RECORDS SUPPLIED:
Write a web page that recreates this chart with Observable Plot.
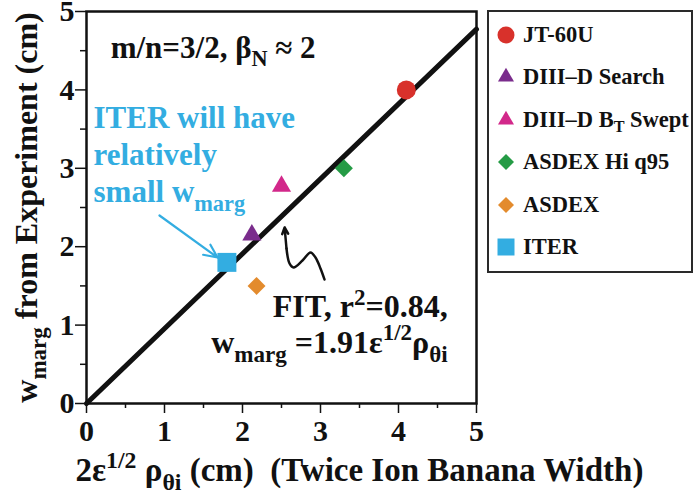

...

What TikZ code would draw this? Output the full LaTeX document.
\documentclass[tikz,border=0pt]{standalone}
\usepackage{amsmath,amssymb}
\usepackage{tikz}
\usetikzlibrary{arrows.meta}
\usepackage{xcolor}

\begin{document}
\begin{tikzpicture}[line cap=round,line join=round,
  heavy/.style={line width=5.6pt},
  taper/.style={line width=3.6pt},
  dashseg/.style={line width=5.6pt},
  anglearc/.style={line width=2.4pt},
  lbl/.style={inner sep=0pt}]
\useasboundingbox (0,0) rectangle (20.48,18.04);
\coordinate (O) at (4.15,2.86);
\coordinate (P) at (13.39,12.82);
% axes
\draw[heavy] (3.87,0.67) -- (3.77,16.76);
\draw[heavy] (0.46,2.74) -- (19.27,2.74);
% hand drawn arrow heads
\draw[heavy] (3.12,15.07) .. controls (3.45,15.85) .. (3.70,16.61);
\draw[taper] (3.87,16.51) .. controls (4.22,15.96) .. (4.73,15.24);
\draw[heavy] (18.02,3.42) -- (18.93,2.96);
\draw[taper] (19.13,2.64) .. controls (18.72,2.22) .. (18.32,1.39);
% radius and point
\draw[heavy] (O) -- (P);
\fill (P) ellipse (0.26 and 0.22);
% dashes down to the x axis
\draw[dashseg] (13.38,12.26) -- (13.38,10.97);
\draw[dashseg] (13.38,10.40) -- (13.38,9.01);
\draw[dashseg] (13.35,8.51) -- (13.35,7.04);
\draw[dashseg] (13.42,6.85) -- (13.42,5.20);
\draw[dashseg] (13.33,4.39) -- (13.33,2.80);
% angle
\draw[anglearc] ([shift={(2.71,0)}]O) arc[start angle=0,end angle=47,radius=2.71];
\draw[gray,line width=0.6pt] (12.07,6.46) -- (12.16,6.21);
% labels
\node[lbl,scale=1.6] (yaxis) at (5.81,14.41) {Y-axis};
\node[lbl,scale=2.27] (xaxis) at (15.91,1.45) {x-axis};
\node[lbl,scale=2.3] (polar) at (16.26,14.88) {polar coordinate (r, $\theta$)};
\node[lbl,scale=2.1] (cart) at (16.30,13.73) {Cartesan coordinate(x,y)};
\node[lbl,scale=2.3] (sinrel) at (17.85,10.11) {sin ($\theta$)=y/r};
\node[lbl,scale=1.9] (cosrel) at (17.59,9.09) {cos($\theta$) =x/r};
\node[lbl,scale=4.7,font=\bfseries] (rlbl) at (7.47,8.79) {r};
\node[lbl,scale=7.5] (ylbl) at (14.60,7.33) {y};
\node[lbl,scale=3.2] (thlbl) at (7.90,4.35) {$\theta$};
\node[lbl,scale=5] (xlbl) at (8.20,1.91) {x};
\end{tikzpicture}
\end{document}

REQUEST: Copy down every line of the material above that includes the string "this".

RESULT OF THE TASK:
Write a web page that recreates this chart with Observable Plot.
What TikZ code would draw this? Output the full LaTeX document.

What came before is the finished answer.